Retype everything from the line that contains "Rebuild this chart" down to the line that contains "return fig.add_axes([l /", inclusive, without altering or adding anything.

● RECORDS SHOWN:
::::::::
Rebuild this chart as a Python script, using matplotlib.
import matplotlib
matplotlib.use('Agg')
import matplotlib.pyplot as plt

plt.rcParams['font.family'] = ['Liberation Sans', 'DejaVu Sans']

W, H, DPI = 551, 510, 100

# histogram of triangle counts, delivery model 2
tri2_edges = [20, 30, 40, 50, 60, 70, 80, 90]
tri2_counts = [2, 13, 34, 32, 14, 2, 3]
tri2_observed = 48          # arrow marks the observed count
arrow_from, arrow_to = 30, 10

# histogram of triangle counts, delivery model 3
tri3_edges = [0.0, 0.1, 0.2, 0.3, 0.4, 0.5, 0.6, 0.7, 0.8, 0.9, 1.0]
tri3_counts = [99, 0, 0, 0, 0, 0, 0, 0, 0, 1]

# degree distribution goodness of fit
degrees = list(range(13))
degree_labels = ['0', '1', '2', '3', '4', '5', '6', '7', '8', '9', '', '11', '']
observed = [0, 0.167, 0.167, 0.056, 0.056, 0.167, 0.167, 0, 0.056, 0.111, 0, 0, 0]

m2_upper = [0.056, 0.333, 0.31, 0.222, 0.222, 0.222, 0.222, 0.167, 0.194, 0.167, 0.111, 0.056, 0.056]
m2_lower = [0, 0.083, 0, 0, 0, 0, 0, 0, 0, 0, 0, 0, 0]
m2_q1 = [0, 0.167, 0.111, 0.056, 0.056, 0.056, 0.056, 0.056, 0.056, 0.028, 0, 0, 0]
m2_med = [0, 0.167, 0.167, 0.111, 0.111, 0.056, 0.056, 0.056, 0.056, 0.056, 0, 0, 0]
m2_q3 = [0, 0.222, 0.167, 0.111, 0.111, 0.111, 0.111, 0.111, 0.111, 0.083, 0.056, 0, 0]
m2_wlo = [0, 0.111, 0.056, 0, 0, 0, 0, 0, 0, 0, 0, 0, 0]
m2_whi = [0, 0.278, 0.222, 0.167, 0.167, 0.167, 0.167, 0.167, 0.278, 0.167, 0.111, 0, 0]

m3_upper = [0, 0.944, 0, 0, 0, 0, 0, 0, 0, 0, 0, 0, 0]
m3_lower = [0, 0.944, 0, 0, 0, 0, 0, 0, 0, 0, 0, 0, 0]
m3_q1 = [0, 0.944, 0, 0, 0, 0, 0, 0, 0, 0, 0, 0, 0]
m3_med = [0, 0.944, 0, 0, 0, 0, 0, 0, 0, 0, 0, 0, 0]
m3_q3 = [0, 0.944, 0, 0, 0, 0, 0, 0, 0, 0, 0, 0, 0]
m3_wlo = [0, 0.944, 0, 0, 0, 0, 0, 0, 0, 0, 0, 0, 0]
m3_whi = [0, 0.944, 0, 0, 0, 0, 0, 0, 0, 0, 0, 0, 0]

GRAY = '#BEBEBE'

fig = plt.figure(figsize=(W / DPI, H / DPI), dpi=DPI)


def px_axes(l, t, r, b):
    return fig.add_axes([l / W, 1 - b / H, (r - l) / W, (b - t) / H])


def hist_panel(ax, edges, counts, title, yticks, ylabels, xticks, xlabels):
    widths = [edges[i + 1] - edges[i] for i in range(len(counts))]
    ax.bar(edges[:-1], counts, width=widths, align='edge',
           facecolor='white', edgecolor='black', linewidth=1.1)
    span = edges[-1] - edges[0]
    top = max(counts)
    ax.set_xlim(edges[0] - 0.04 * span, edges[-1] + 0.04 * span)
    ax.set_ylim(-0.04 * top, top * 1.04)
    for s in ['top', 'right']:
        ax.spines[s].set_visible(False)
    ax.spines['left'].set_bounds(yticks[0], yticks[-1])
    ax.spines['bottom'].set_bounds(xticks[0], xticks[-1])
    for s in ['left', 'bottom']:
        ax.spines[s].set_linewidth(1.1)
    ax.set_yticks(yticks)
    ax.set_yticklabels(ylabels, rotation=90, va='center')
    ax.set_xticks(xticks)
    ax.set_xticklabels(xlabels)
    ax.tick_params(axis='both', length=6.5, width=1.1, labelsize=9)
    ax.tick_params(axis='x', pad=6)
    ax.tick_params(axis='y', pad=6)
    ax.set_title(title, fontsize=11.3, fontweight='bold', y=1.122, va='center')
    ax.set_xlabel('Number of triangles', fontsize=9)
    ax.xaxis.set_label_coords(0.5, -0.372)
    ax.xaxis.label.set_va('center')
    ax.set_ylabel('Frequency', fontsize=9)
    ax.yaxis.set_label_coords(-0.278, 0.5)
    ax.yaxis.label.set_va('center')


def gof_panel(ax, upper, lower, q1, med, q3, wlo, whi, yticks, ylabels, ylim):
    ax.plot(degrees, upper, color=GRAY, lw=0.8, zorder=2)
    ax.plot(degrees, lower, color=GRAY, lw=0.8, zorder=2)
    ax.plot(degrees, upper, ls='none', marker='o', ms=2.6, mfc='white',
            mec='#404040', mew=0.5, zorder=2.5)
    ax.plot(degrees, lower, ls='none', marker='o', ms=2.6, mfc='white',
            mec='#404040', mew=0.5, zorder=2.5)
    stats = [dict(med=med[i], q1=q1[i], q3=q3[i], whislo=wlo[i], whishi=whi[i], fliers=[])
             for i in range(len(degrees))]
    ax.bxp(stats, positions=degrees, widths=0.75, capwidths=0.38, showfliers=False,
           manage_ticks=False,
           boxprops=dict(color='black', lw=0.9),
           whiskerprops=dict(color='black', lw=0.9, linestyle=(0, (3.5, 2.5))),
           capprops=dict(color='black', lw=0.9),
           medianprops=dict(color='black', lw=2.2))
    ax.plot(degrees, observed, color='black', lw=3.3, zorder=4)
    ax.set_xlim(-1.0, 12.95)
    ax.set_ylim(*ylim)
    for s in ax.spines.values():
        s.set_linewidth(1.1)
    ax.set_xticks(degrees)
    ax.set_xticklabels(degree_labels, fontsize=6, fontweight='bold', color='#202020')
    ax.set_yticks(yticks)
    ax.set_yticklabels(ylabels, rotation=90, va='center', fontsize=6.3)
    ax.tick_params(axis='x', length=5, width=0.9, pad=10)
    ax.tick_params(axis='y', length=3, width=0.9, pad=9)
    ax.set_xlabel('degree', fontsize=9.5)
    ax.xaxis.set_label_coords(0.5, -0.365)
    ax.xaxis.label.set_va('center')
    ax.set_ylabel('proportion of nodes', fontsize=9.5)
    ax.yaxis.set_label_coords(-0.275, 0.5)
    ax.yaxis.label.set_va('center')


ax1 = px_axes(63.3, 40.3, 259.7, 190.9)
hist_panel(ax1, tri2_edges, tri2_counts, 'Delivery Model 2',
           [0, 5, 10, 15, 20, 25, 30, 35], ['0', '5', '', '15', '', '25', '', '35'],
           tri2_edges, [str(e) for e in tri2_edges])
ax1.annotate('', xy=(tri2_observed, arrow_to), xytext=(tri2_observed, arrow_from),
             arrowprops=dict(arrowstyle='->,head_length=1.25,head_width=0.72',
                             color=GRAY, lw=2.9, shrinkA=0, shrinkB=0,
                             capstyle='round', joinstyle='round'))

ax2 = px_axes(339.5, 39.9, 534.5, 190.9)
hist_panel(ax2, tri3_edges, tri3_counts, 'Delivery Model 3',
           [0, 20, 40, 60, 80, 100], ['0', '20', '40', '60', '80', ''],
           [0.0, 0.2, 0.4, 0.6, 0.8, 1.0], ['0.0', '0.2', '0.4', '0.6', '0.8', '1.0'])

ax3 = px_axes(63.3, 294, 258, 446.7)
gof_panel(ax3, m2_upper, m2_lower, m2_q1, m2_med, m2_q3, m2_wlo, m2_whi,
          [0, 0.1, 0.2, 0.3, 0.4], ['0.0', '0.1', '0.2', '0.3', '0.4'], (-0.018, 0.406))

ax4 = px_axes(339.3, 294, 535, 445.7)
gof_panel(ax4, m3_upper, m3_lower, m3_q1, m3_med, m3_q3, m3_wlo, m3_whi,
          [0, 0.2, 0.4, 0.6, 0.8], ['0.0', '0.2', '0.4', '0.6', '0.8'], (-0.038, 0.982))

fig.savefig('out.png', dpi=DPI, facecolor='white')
::::::::
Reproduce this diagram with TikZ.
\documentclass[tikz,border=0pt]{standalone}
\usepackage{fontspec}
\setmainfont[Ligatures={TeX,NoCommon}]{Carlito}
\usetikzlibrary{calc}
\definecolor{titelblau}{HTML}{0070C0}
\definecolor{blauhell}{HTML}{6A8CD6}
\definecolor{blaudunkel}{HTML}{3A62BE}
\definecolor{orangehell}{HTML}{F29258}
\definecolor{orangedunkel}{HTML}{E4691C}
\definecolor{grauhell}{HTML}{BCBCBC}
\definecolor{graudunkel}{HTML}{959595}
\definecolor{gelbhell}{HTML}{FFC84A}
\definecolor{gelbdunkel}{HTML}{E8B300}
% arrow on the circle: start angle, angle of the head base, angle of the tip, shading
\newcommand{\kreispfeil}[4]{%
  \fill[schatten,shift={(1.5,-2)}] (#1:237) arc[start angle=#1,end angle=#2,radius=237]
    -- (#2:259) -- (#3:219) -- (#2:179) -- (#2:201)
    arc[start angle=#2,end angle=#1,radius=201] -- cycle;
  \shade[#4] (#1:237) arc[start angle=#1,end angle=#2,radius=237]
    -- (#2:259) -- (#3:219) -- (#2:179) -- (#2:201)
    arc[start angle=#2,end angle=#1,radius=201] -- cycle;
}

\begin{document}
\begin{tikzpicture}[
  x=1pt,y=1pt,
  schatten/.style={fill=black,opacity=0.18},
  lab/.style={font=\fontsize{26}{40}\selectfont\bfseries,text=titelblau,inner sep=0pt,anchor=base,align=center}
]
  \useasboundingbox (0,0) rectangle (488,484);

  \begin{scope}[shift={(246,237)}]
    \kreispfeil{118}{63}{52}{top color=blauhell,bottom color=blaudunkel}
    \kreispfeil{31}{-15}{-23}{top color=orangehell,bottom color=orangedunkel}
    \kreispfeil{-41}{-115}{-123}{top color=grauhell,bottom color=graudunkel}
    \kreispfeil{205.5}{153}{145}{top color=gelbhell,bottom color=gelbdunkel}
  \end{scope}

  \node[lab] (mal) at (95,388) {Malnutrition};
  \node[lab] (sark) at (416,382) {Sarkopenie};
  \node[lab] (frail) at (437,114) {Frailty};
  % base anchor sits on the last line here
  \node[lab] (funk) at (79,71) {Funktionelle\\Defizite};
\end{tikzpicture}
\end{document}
::::::::
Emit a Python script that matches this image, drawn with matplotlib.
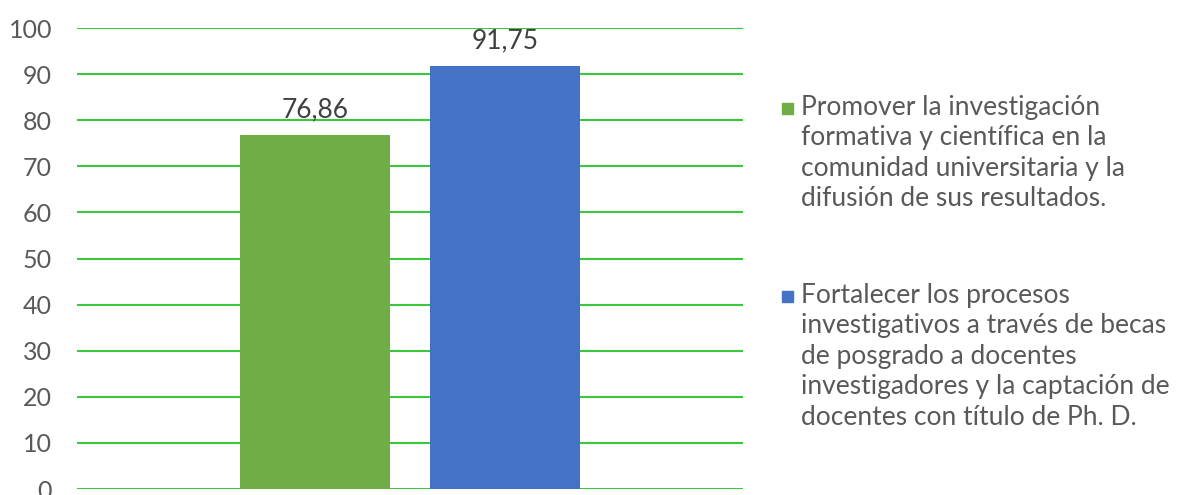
::::::::
● COMPLETED EXERCISE:
Rebuild this chart as a Python script, using matplotlib.
import matplotlib
matplotlib.use('Agg')
import matplotlib.pyplot as plt

plt.rcParams['font.family'] = ['Liberation Sans', 'DejaVu Sans']

W, H, DPI = 551, 510, 100

# histogram of triangle counts, delivery model 2
tri2_edges = [20, 30, 40, 50, 60, 70, 80, 90]
tri2_counts = [2, 13, 34, 32, 14, 2, 3]
tri2_observed = 48          # arrow marks the observed count
arrow_from, arrow_to = 30, 10

# histogram of triangle counts, delivery model 3
tri3_edges = [0.0, 0.1, 0.2, 0.3, 0.4, 0.5, 0.6, 0.7, 0.8, 0.9, 1.0]
tri3_counts = [99, 0, 0, 0, 0, 0, 0, 0, 0, 1]

# degree distribution goodness of fit
degrees = list(range(13))
degree_labels = ['0', '1', '2', '3', '4', '5', '6', '7', '8', '9', '', '11', '']
observed = [0, 0.167, 0.167, 0.056, 0.056, 0.167, 0.167, 0, 0.056, 0.111, 0, 0, 0]

m2_upper = [0.056, 0.333, 0.31, 0.222, 0.222, 0.222, 0.222, 0.167, 0.194, 0.167, 0.111, 0.056, 0.056]
m2_lower = [0, 0.083, 0, 0, 0, 0, 0, 0, 0, 0, 0, 0, 0]
m2_q1 = [0, 0.167, 0.111, 0.056, 0.056, 0.056, 0.056, 0.056, 0.056, 0.028, 0, 0, 0]
m2_med = [0, 0.167, 0.167, 0.111, 0.111, 0.056, 0.056, 0.056, 0.056, 0.056, 0, 0, 0]
m2_q3 = [0, 0.222, 0.167, 0.111, 0.111, 0.111, 0.111, 0.111, 0.111, 0.083, 0.056, 0, 0]
m2_wlo = [0, 0.111, 0.056, 0, 0, 0, 0, 0, 0, 0, 0, 0, 0]
m2_whi = [0, 0.278, 0.222, 0.167, 0.167, 0.167, 0.167, 0.167, 0.278, 0.167, 0.111, 0, 0]

m3_upper = [0, 0.944, 0, 0, 0, 0, 0, 0, 0, 0, 0, 0, 0]
m3_lower = [0, 0.944, 0, 0, 0, 0, 0, 0, 0, 0, 0, 0, 0]
m3_q1 = [0, 0.944, 0, 0, 0, 0, 0, 0, 0, 0, 0, 0, 0]
m3_med = [0, 0.944, 0, 0, 0, 0, 0, 0, 0, 0, 0, 0, 0]
m3_q3 = [0, 0.944, 0, 0, 0, 0, 0, 0, 0, 0, 0, 0, 0]
m3_wlo = [0, 0.944, 0, 0, 0, 0, 0, 0, 0, 0, 0, 0, 0]
m3_whi = [0, 0.944, 0, 0, 0, 0, 0, 0, 0, 0, 0, 0, 0]

GRAY = '#BEBEBE'

fig = plt.figure(figsize=(W / DPI, H / DPI), dpi=DPI)


def px_axes(l, t, r, b):
    return fig.add_axes([l / W, 1 - b / H, (r - l) / W, (b - t) / H])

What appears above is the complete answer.